SCSI publishes Annual Property Report 2012




Wednesday: The average prices of family homes in Dublin stabilised and marginally increased in 2012 while there were further declines in house prices around the rest of the country, albeit at a slower pace than 2011, according to the Society of Chartered Surveyors Ireland (SCSI) annual survey of its estate agent members.

Residential Property – Lack of availability of family homes remains a key issue

The SCSI Annual Property Survey suggests that average prices of second-hand three and four bedroom semi-detached family homes in Dublin increased by 2.7% and 1.1% respectively in 2012, compared to declines of 12.6% and 13.6% in 2011.

  • In Leinster, the average price of a second-hand 3-bedroom semi detached house declined by 7.7%. This compared with a 16.8% decline in 2011.
  • In Munster, the average price of a second-hand 3-bedroom semi detached house declined by 7.6%. This compared with a 9.3% decline in 2011
  • In Connacht, the average price of a second-hand 3-bedroom semi detached house declined by 7.1%. This compared with a 15.2% decline in 2011.

The SCSI said that the Mortgage Interest Relief (MIR) deadline stimulated demand in the final quarter of the year and that a lack of supply of family-type homes, particularly in Dublin, led to modest price increases in certain areas.

Roland O’Connell, President of the Society of Chartered Surveyors Ireland said the figures showed that Ireland in 2013 was no longer dealing with a property crisis, but the legacy of that crisis.

“How we deal with the legacy issues under our control will have a major bearing on the future of the property market in this country.  2012 was very much a year of transition with increasing levels of both commercial and residential transactional and rental activity being experienced by a growing number of agents in different sectors.

The lack of uniformity in property values and the emergence of ‘micro markets’ – suggests that there will not be a single point at which the market hits the floor and recovery begins. Rather different types of property in different regions will experience variations in peak-to-trough prices and will recover at different times” O’Connell said.

O’Connell pointed out that increased demand in 2012 from people wishing to move from rented accommodation to purchase family homes and a shortage of suitable property in some urban areas led to price stabilisation and even modest increases in some of these ‘micro-markets’.

“However, the situation around the country is less certain. While the rate of decline has slowed, values continued to drop and it remains to be seen if there will be a stabilisation later in 2013 and what effect the Local Property Tax (LPT) will have on property values” he said.

The SCSI survey also suggested that there continued to be strong levels of activity in the residential rental market in 2012 with rents increasing by an average of 1.3% nationally and 3% in Dublin.

“Family homes are in demand for rental, tenancies are typically lasting longer and a new trend whereby people are renting out their home and renting another property, either a larger home or closer to workplaces is emerging” O’Connell said.

Commercial Property

According to the SCSI/IPD Index, 2012 was the first year of positive returns for the Irish market since 2007. However, activity levels in the commercial property market were relatively low in 2012, particularly in relation to older stock in secondary locations.

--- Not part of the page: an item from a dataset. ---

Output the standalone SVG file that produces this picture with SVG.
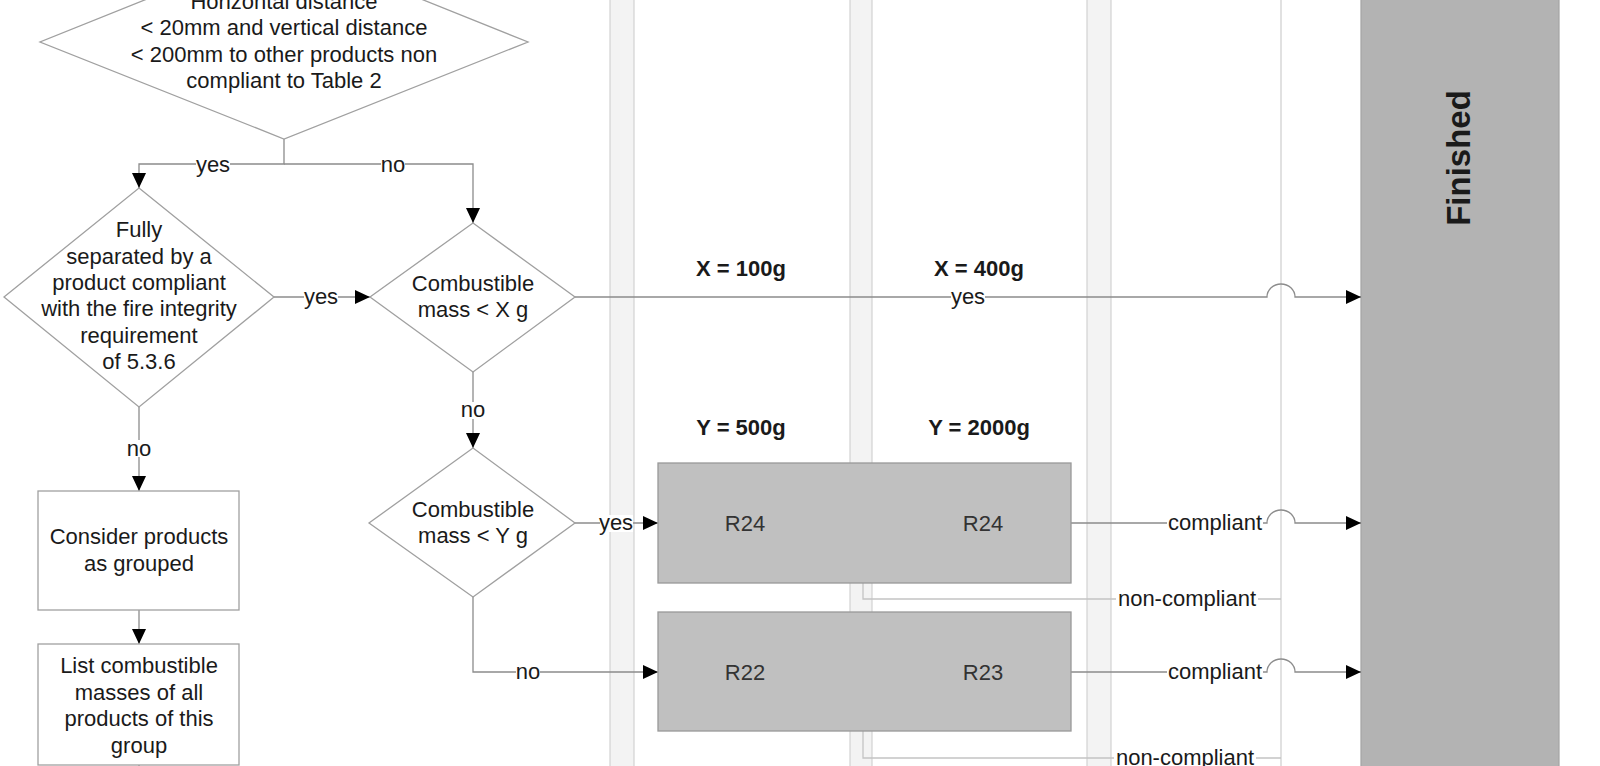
<svg xmlns="http://www.w3.org/2000/svg" width="1600" height="766" viewBox="0 0 1600 766">
<defs>
<style>
text{font-family:"Liberation Sans",Arial,sans-serif;font-size:22px;fill:#1a1a1a;text-anchor:middle}
.b{font-weight:bold}
.node{fill:#fff;stroke:#a0a0a0;stroke-width:1.3}
.grey{fill:#c0c0c0;stroke:#999;stroke-width:1.3}
.lane{fill:#f3f3f3;stroke:#d2d2d2;stroke-width:1.2}
.con{fill:none;stroke:#8c8c8c;stroke-width:1.3}
.con2{fill:none;stroke:#c4c4c4;stroke-width:1.3}
.lbg{fill:#fff}
</style>
<marker id="arr" markerUnits="userSpaceOnUse" markerWidth="16" markerHeight="14" refX="15" refY="7" orient="auto">
<path d="M0,0 L15,7 L0,14 z" fill="#000"/>
</marker>
</defs>
<rect width="1600" height="766" fill="#fff"/>
<g id="lanes">
<rect class="lane" x="610" y="-2" width="24" height="770"/>
<rect class="lane" x="850" y="-2" width="22" height="770"/>
<rect class="lane" x="1087" y="-2" width="24" height="770"/>
<line x1="1281" y1="-2" x2="1281" y2="768" stroke="#cdcdcd" stroke-width="1.2"/>
</g>
<g id="finished">
<rect x="1361" y="-2" width="198" height="770" fill="#b3b3b3" stroke="#a3a3a3" stroke-width="1.2"/>
<text class="b" style="font-size:33px" transform="translate(1470,158) rotate(-90)">Finished</text>
</g>
<g id="column-labels">
<text class="b" x="741" y="276">X = 100g</text>
<text class="b" x="979" y="276">X = 400g</text>
<text class="b" x="741" y="435">Y = 500g</text>
<text class="b" x="979" y="435">Y = 2000g</text>
</g>
<g id="connectors">
<path class="con" d="M284,139 V164 H139 V188" marker-end="url(#arr)"/>
<path class="con" d="M284,164 H473 V223" marker-end="url(#arr)"/>
<path class="con" d="M274,297 H370" marker-end="url(#arr)"/>
<path class="con" d="M139,407 V491" marker-end="url(#arr)"/>
<path class="con" d="M139,610 V644" marker-end="url(#arr)"/>
<path class="con" d="M139,765 V768"/>
<path class="con" d="M473,372 V448" marker-end="url(#arr)"/>
<path class="con" d="M575,523 H658" marker-end="url(#arr)"/>
<path class="con" d="M473,597 V672 H658" marker-end="url(#arr)"/>
<path class="con" d="M575,297 H1267 A14,13 0 0 1 1295,297 H1361" marker-end="url(#arr)"/>
<path class="con" d="M1071,523 H1267 A14,13 0 0 1 1295,523 H1361" marker-end="url(#arr)"/>
<path class="con" d="M1071,672 H1267 A14,13 0 0 1 1295,672 H1361" marker-end="url(#arr)"/>
<path class="con2" d="M863,583 V599 H1281"/>
<path class="con2" d="M863,731 V758 H1281"/>
<rect class="lbg" x="196" y="156" width="34" height="17"/><text x="213" y="172">yes</text>
<rect class="lbg" x="381" y="156" width="24" height="17"/><text x="393" y="172">no</text>
<rect class="lbg" x="304" y="289" width="34" height="17"/><text x="321" y="304">yes</text>
<rect class="lbg" x="127" y="440" width="24" height="17"/><text x="139" y="456">no</text>
<rect class="lbg" x="461" y="402" width="24" height="17"/><text x="473" y="417">no</text>
<rect class="lbg" x="600" y="515" width="33" height="17"/><text x="616" y="530">yes</text>
<rect class="lbg" x="516" y="664" width="24" height="17"/><text x="528" y="679">no</text>
<rect class="lbg" x="951" y="289" width="34" height="17"/><text x="968" y="304">yes</text>
<rect class="lbg" x="1167" y="513" width="96" height="20"/><text x="1215" y="530">compliant</text>
<rect class="lbg" x="1167" y="662" width="96" height="20"/><text x="1215" y="679">compliant</text>
<rect class="lbg" x="1116" y="589" width="142" height="20"/><text x="1187" y="606">non-compliant</text>
<rect class="lbg" x="1114" y="748" width="142" height="20"/><text x="1185" y="765">non-compliant</text>
</g>
<g id="d-distance">
<polygon class="node" points="284,-56 528,42 284,139 40,42"/>
<text x="284" y="8.5">Horizontal distance</text>
<text x="284" y="35">&lt; 20mm and vertical distance</text>
<text x="284" y="61.5">&lt; 200mm to other products non</text>
<text x="284" y="88">compliant to Table 2</text>
</g>
<g id="d-separated">
<polygon class="node" points="139,188 274,297 139,407 4,297"/>
<text x="139" y="237">Fully</text>
<text x="139" y="263.5">separated by a</text>
<text x="139" y="290">product compliant</text>
<text x="139" y="316">with the fire integrity</text>
<text x="139" y="342.5">requirement</text>
<text x="139" y="369">of 5.3.6</text>
</g>
<g id="d-massX">
<polygon class="node" points="473,223 575,297 473,372 370,297"/>
<text x="473" y="291">Combustible</text>
<text x="473" y="317">mass &lt; X g</text>
</g>
<g id="d-massY">
<polygon class="node" points="473,448 575,523 473,597 369,523"/>
<text x="473" y="517">Combustible</text>
<text x="473" y="543">mass &lt; Y g</text>
</g>
<g id="b-grouped">
<rect class="node" x="38" y="491" width="201" height="119"/>
<text x="139" y="544">Consider products</text>
<text x="139" y="570.5">as grouped</text>
</g>
<g id="b-list">
<rect class="node" x="38" y="644" width="201" height="121"/>
<text x="139" y="673">List combustible</text>
<text x="139" y="699.5">masses of all</text>
<text x="139" y="726">products of this</text>
<text x="139" y="752.5">group</text>
</g>
<g id="r-box1">
<rect class="grey" x="658" y="463" width="413" height="120"/>
<text x="745" y="531" style="fill:#333">R24</text>
<text x="983" y="531" style="fill:#333">R24</text>
</g>
<g id="r-box2">
<rect class="grey" x="658" y="612" width="413" height="119"/>
<text x="745" y="680" style="fill:#333">R22</text>
<text x="983" y="680" style="fill:#333">R23</text>
</g>
</svg>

  • In Dublin, rents for prime 3rd generation offices declined to €310  per sq metre in 2012 from €320 in 2011
  • In Dublin, prime city retail rents declined to €4,135 per sq metre in 2012 from €4,532 in 2011
  • In Leinster, prime city retail rents declined to €303 per sq metre in 2012 from €374 in 2011
  • In Munster, prime city retail rents declined to €907 per sq metre in 2012 from €974 in 2011
  • In Connacht, prime city retail rents increased to €1,820 per sq metre in 2012 from €1,813 in 2011

O’Connell said that while market rents experienced further declines in 2012, Foreign Direct Investment (FDI) companies were continuing to drive demand.

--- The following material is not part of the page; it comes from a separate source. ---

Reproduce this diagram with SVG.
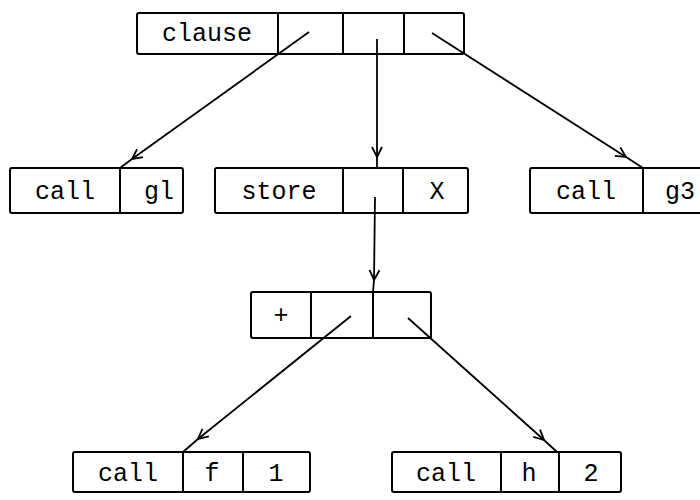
<svg xmlns="http://www.w3.org/2000/svg" width="700" height="500" viewBox="0 0 700 500">
<defs>
<style>
.box{fill:none;stroke:#000;stroke-width:2}
.div{stroke:#000;stroke-width:2}
.t{font-family:"Liberation Mono","DejaVu Sans Mono",monospace;font-size:25px;fill:#000;text-anchor:middle}
.c{fill:none;stroke:#000;stroke-width:1.8;marker-mid:url(#ah)}
</style>
<marker id="ah" viewBox="-12 -7 14 14" markerWidth="14" markerHeight="14" refX="0" refY="0" orient="auto" markerUnits="userSpaceOnUse">
<path d="M-10,-5 L0,0 L-10,5" fill="none" stroke="#000" stroke-width="1.8"/>
</marker>
</defs>
<rect width="700" height="500" fill="#fff"/>
<g id="clause">
<rect class="box" x="137" y="13" width="327" height="41" rx="2"/>
<line class="div" x1="278" y1="13" x2="278" y2="54"/>
<line class="div" x1="343" y1="13" x2="343" y2="54"/>
<line class="div" x1="404" y1="13" x2="404" y2="54"/>
<text class="t" x="207" y="41">clause</text>
</g>
<g id="call_g1">
<rect class="box" x="10" y="168" width="173" height="45" rx="2"/>
<line class="div" x1="120" y1="168" x2="120" y2="213"/>
<text class="t" x="65" y="199">call</text>
<text class="t" x="159" y="199">gl</text>
</g>
<g id="store">
<rect class="box" x="215" y="168" width="253" height="45" rx="2"/>
<line class="div" x1="343" y1="168" x2="343" y2="213"/>
<line class="div" x1="403" y1="168" x2="403" y2="213"/>
<text class="t" x="279" y="199">store</text>
<text class="t" x="437" y="199">X</text>
</g>
<g id="call_g3">
<rect class="box" x="530" y="168" width="180" height="45" rx="2"/>
<line class="div" x1="643" y1="168" x2="643" y2="213"/>
<text class="t" x="586" y="199">call</text>
<text class="t" x="680" y="199">g3</text>
</g>
<g id="plus">
<rect class="box" x="251" y="292" width="180" height="46" rx="2"/>
<line class="div" x1="311" y1="292" x2="311" y2="338"/>
<line class="div" x1="373" y1="292" x2="373" y2="338"/>
<text class="t" x="281" y="323">+</text>
</g>
<g id="call_f_1">
<rect class="box" x="73" y="452" width="237" height="40" rx="2"/>
<line class="div" x1="183" y1="452" x2="183" y2="492"/>
<line class="div" x1="243" y1="452" x2="243" y2="492"/>
<text class="t" x="128" y="481">call</text>
<text class="t" x="212" y="481">f</text>
<text class="t" x="276" y="481">1</text>
</g>
<g id="call_h_2">
<rect class="box" x="392" y="452" width="229" height="40" rx="2"/>
<line class="div" x1="501" y1="452" x2="501" y2="492"/>
<line class="div" x1="559" y1="452" x2="559" y2="492"/>
<text class="t" x="446" y="481">call</text>
<text class="t" x="529" y="481">h</text>
<text class="t" x="591" y="481">2</text>
</g>
<g id="connectors">
<path class="c" d="M309,32 L132,159 L120,168"/>
<path class="c" d="M377,39 L377,157 L377,168"/>
<path class="c" d="M432,33 L626,157 L643,168"/>
<path class="c" d="M375,197 L374,280 L373,292"/>
<path class="c" d="M351,316 L198,439 L183,452"/>
<path class="c" d="M408,318 L544,440 L557,452"/>
</g>
</svg>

He also said that the lack of supply of new prime stock and the availability of finance remain the key issues in terms of a broader stabilisation in the commercial market.

“We hope that more suitable property will be brought to the market and welcome the possibility of the potential  introduction of Real Estate Investment Trusts (REITs) as a means of improving liquidity in the market”, he said.

Agricultural Land

Agricultural land performed well again in 2012 following on from strong performance in 2011. The SCSI survey suggests that the average price per acre with entitlements (up to 100 acres) was €9,768 in 2012 compared to €9,662 in 2011.

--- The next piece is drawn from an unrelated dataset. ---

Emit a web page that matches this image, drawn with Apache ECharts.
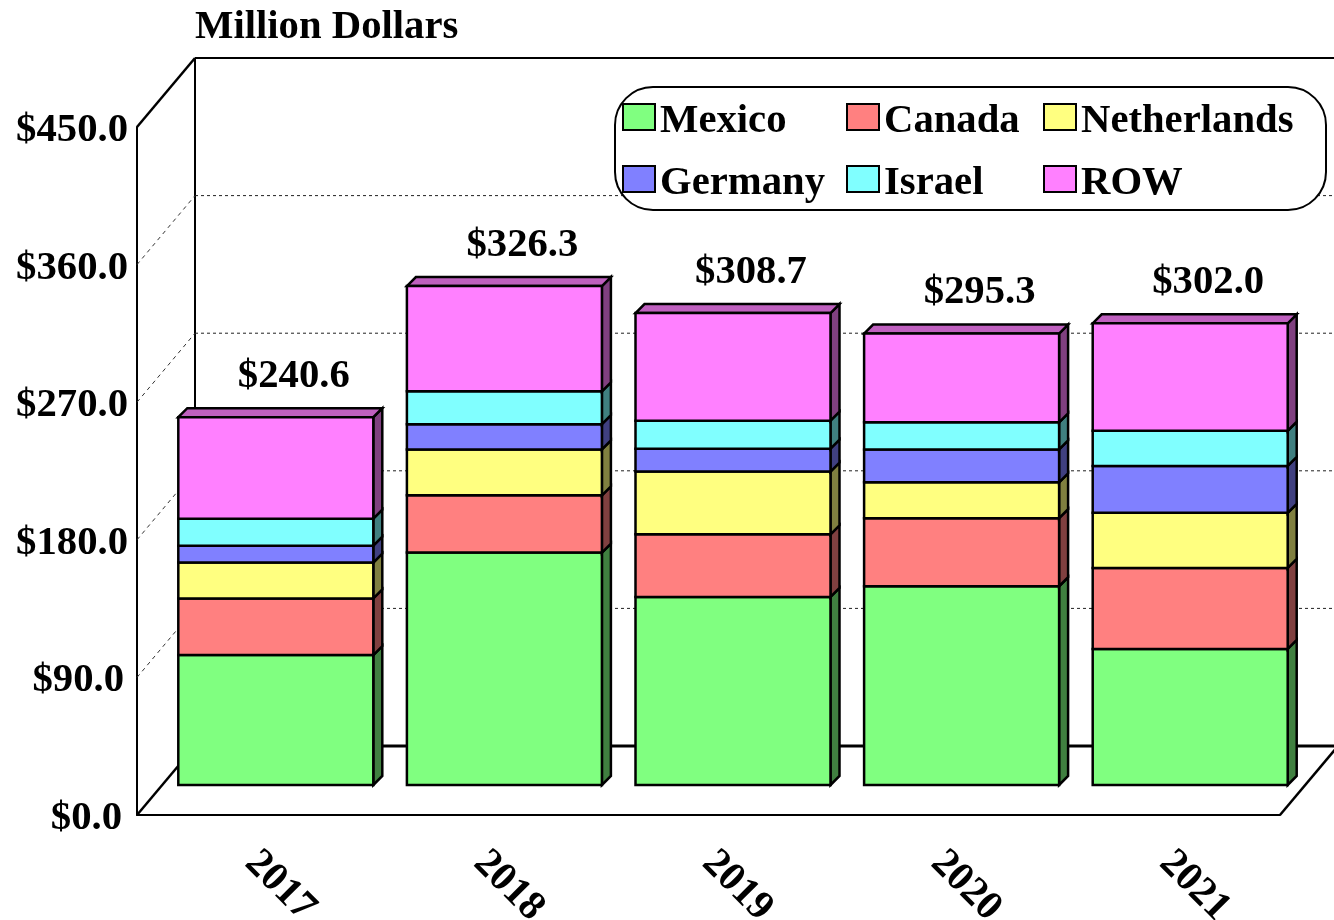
<!DOCTYPE html>
<html><head><meta charset="utf-8">
<style>html,body{margin:0;padding:0;background:#fff}#c{width:1334px;height:920px}</style>
<script src="https://cdn.jsdelivr.net/npm/echarts@6/dist/echarts.min.js"></script>
</head><body><div id="c"></div>
<script>
const years = ['2017','2018','2019','2020','2021'];
const ticks = [0,90,180,270,360,450];
const totals = [240.6,326.3,308.7,295.3,302.0];
const mexico = [85,152,123,130,89];
const canada = [37,37.5,41,44.5,53];
const netherlands = [23.5,30,41,23.5,36];
const germany = [11,16.5,15,21.5,30.7];
const israel = [17.7,21.5,18.3,17.7,23];
const row = [66.4,68.8,70.4,58.1,70.3];

const FONT = '"Liberation Serif","Times New Roman",serif';
const FS = 40.7;
const names = ['Mexico','Canada','Netherlands','Germany','Israel','ROW'];
const valuesList = [mexico,canada,netherlands,germany,israel,row];
const faces = ['#80ff80','#ff8080','#ffff80','#8080ff','#80ffff','#ff80ff'];
const sides = ['#408040','#804040','#808040','#404080','#408080','#804080'];
const topFace = '#bf60bf';
const WALL_DX = 58, WALL_DY = 69;       // depth of the chart box
const BAR_DX = 24.5, BAR_DY = 30;       // depth at which the bars stand
const BAR_W = 195, D = 9;               // bar front width and bar depth
const RIGHT_EDGE = 1340;

function stackSeries(idx){
  const data = years.map((y,i)=>{
    let base = 0;
    for(let k=0;k<idx;k++) base += valuesList[k][i];
    return [i, base, base + valuesList[idx][i]];
  });
  return {
    type:'custom', name:names[idx], z:2, data, clip:false,
    encode:{x:0,y:[1,2]},
    itemStyle:{color:faces[idx], borderColor:'#000', borderWidth:2},
    renderItem(params, api){
      const i = api.value(0);
      const b = api.coord([i, api.value(1)]);
      const t = api.coord([i, api.value(2)]);
      const x0 = b[0] + BAR_DX - BAR_W/2, x1 = x0 + BAR_W;
      const y0 = b[1] - BAR_DY, y1 = t[1] - BAR_DY;
      const lw = {stroke:'#000', lineWidth:2.5, lineJoin:'miter'};
      const kids = [
        {type:'polygon', shape:{points:[[x1,y0],[x1+D,y0-D],[x1+D,y1-D],[x1,y1]]}, style:Object.assign({fill:sides[idx]},lw)}
      ];
      if(idx === names.length-1){
        kids.push({type:'polygon', shape:{points:[[x0,y1],[x0+D,y1-D],[x1+D,y1-D],[x1,y1]]}, style:Object.assign({fill:topFace},lw)});
      }
      kids.push({type:'rect', shape:{x:x0,y:y1,width:BAR_W,height:y0-y1}, style:Object.assign({fill:faces[idx]},lw)});
      return {type:'group', children:kids};
    }
  };
}

const wallSeries = {
  type:'custom', name:'walls', z:1, clip:false, silent:true,
  data: ticks.map(v=>[0,v]), encode:{x:0,y:1},
  renderItem(params, api){
    const v = api.value(1);
    const y = api.coord([0,v])[1];
    const L = params.coordSys.x, R = L + params.coordSys.width;
    const solid = v===0 || v===ticks[ticks.length-1];
    const kids = [];
    const thin = solid ? {stroke:'#000',lineWidth:2.5} : {stroke:'#333',lineWidth:1,lineDash:[4,4]};
    kids.push({type:'line',shape:{x1:L,y1:y,x2:L+WALL_DX,y2:y-WALL_DY},style:thin});
    const h = v===0 ? {stroke:'#000',lineWidth:3} : (solid ? {stroke:'#000',lineWidth:2} : {stroke:'#222',lineWidth:1,lineDash:[3,3]});
    kids.push({type:'line',shape:{x1:L+WALL_DX,y1:y-WALL_DY,x2:RIGHT_EDGE,y2:y-WALL_DY},style:h});
    if(v===0){
      const top = api.coord([0,ticks[ticks.length-1]])[1];
      kids.push({type:'line',shape:{x1:L+WALL_DX,y1:top-WALL_DY,x2:L+WALL_DX,y2:y-WALL_DY},style:{stroke:'#000',lineWidth:2}});
      kids.push({type:'line',shape:{x1:R,y1:y,x2:R+WALL_DX,y2:y-WALL_DY},style:{stroke:'#000',lineWidth:2.5}});
    }
    return {type:'group',children:kids};
  }
};

const totalSeries = {
  type:'custom', name:'totals', z:3, clip:false, silent:true,
  data: totals.map((t,i)=>[i,t]), encode:{x:0,y:1},
  renderItem(params, api){
    const p = api.coord([api.value(0), api.value(1)]);
    return {type:'text', style:{
      x:p[0]+BAR_DX+18, y:p[1]-BAR_DY-41,
      text:'$'+api.value(1).toFixed(1),
      font:'bold '+FS+'px '+FONT, fill:'#000', textAlign:'center', textVerticalAlign:'middle'
    }};
  }
};

const labelFont = {fontFamily:FONT,fontWeight:'bold',fontSize:FS,color:'#000'};
const legendCols = [622,846,1043], legendRows = [100.5,162.5];
const legends = names.map((n,i)=>({
  data:[n], selectedMode:false, orient:'horizontal',
  left:legendCols[i%3], top:legendRows[Math.floor(i/3)], padding:0,
  itemWidth:32, itemHeight:26, icon:'rect',
  itemStyle:{borderColor:'#000',borderWidth:2},
  formatter:'{t|{name}}',
  textStyle:Object.assign({rich:{t:Object.assign({padding:[8,0,0,0]},labelFont)}},labelFont)
}));

const chart = echarts.init(document.getElementById('c'),null,{renderer:'canvas'});
chart.setOption({
  animation:false, backgroundColor:'#fff',
  title:{text:'Million Dollars',left:195,top:7,padding:0,textStyle:labelFont},
  legend:legends,
  grid:{left:137,right:54,top:127,bottom:105,containLabel:false,outerBoundsMode:'none'},
  xAxis:{type:'category',data:years,
    axisLine:{show:true,lineStyle:{color:'#000',width:2}},axisTick:{show:false},splitLine:{show:false},
    axisLabel:Object.assign({interval:0,rotate:-45,margin:42,align:'left',verticalAlign:'middle',hideOverlap:false},labelFont)},
  yAxis:{type:'value',min:0,max:450,interval:90,
    axisLine:{show:true,lineStyle:{color:'#000',width:2}},axisTick:{show:false},splitLine:{show:false},
    axisLabel:Object.assign({margin:9,
      formatter:v=>{const s='$'+v.toFixed(1); return v===0?'{a|'+s+'}':(v===90?'{b|'+s+'}':'{c|'+s+'}');},
      rich:{
        a:Object.assign({padding:[7,6,0,0]},labelFont),
        b:Object.assign({padding:[7,4,0,0]},labelFont),
        c:Object.assign({padding:[7,0,0,0]},labelFont)
      }},labelFont)},
  graphic:[{type:'rect',z:3,silent:true,shape:{x:615,y:87,width:711,height:123,r:38},
    style:{fill:'#fff',stroke:'#000',lineWidth:2}}],
  series:[wallSeries].concat(names.map((n,i)=>stackSeries(i)),[totalSeries])
});
</script></body></html>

The national average for agricultural land now stands at approximately €10,000 per acre with or without entitlements.

“The agricultural land market is one of the stronger performing sectors of the property market and 2012 followed on from the high levels of activity in 2011 relative to other sectors of the property market. This was primarily driven by demand from cash-buying farmers as a result of strong food export growth”, O’Connell concluded.